● **Instructions to follow**:
Tally up the lines carrying the string "this" and respond with only the resulting number.

● **Input data**:
══════

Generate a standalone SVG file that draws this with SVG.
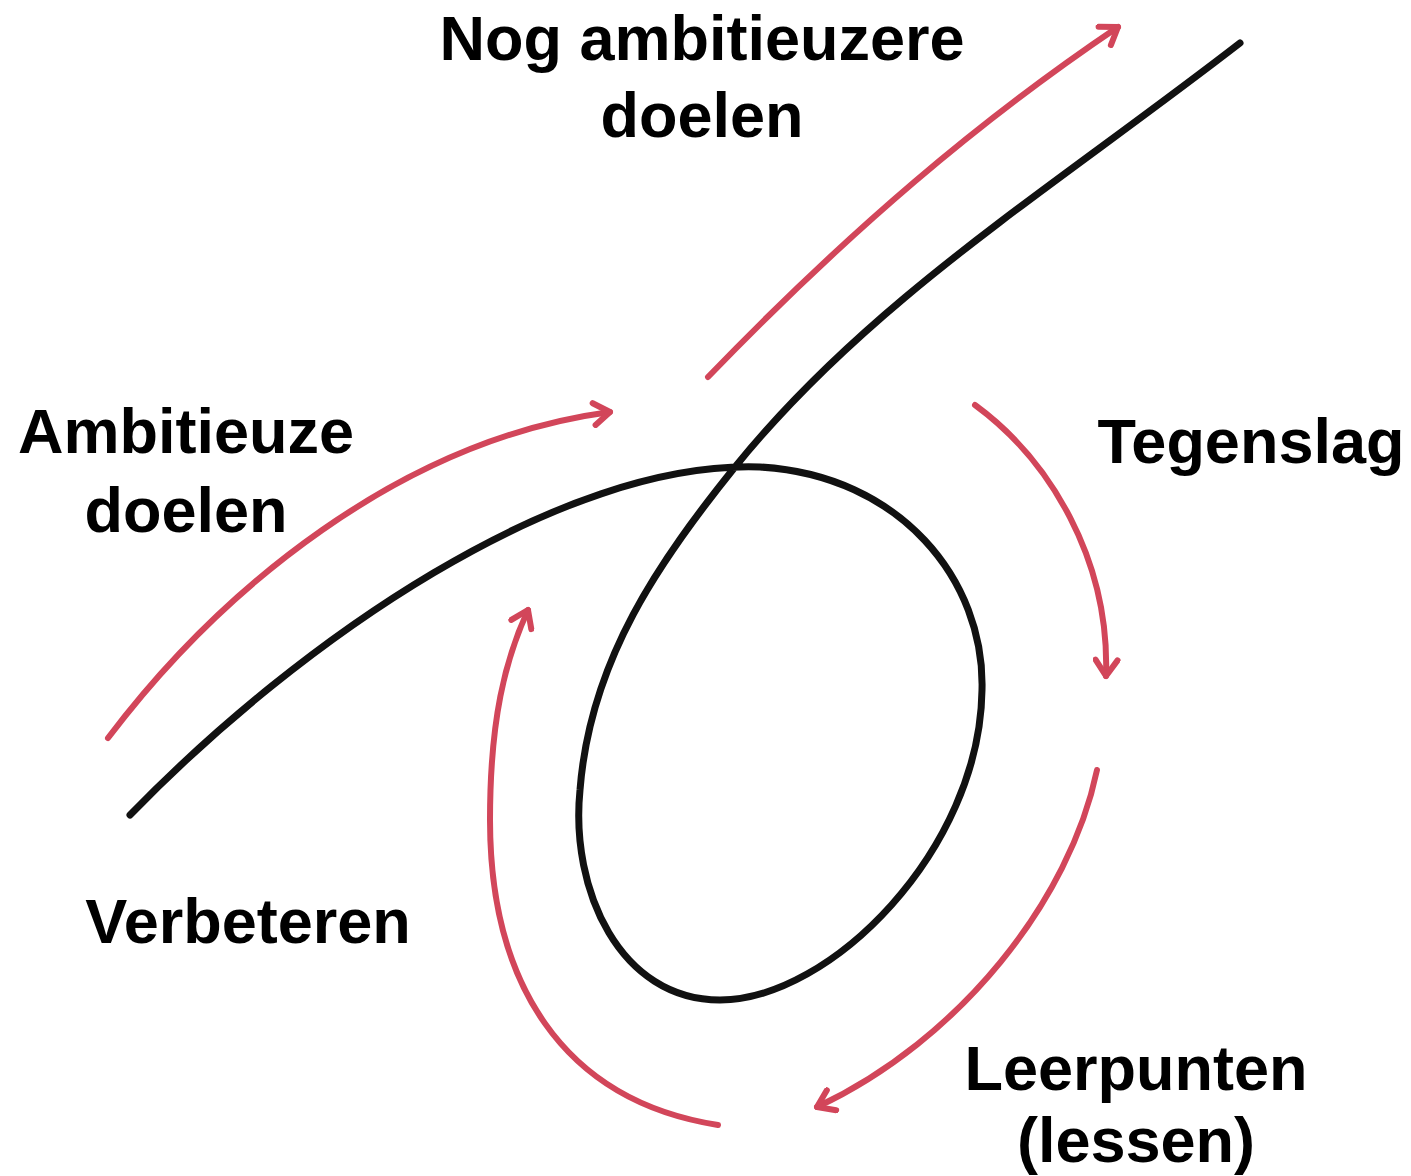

══════

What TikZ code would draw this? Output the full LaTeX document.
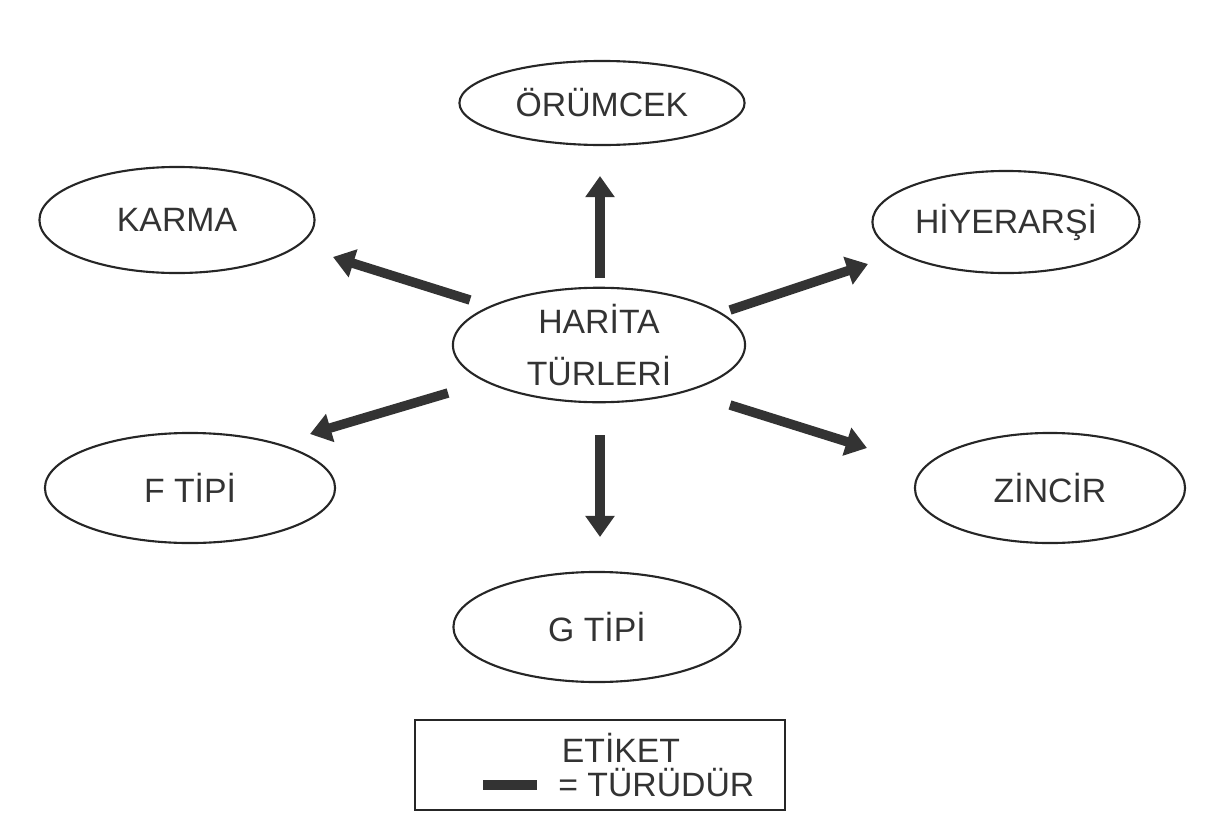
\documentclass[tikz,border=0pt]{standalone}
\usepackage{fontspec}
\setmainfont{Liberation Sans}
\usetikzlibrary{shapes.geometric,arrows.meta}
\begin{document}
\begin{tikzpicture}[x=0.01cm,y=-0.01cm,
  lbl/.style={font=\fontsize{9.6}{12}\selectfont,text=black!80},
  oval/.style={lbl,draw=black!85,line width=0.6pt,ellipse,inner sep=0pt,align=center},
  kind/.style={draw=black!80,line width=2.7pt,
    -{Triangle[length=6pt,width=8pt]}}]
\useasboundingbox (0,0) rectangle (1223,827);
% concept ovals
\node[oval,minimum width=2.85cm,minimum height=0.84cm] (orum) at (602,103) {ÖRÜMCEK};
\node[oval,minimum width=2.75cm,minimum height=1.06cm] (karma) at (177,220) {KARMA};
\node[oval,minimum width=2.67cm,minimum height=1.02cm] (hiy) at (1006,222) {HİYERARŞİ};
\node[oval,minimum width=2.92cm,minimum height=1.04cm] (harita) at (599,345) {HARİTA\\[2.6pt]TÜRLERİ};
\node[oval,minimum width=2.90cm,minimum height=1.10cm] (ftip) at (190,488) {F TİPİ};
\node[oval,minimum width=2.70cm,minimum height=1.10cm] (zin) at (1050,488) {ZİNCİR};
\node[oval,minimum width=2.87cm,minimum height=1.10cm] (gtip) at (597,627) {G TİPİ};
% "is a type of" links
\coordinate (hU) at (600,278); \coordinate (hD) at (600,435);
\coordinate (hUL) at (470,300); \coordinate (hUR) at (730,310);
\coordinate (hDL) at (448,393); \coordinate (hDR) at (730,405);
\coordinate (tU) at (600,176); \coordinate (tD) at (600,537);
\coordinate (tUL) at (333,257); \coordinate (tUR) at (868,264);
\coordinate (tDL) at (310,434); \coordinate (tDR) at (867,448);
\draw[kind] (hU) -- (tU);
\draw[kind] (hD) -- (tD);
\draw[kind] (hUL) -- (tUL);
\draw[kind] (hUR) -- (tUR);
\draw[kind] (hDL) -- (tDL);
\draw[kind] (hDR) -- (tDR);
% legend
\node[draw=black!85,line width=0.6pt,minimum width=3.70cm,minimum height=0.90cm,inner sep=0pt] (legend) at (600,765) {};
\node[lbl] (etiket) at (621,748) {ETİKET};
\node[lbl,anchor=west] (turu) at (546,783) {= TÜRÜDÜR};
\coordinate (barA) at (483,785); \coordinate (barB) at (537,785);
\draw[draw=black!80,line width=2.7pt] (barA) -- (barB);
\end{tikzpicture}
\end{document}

══════

● **Task output**:
2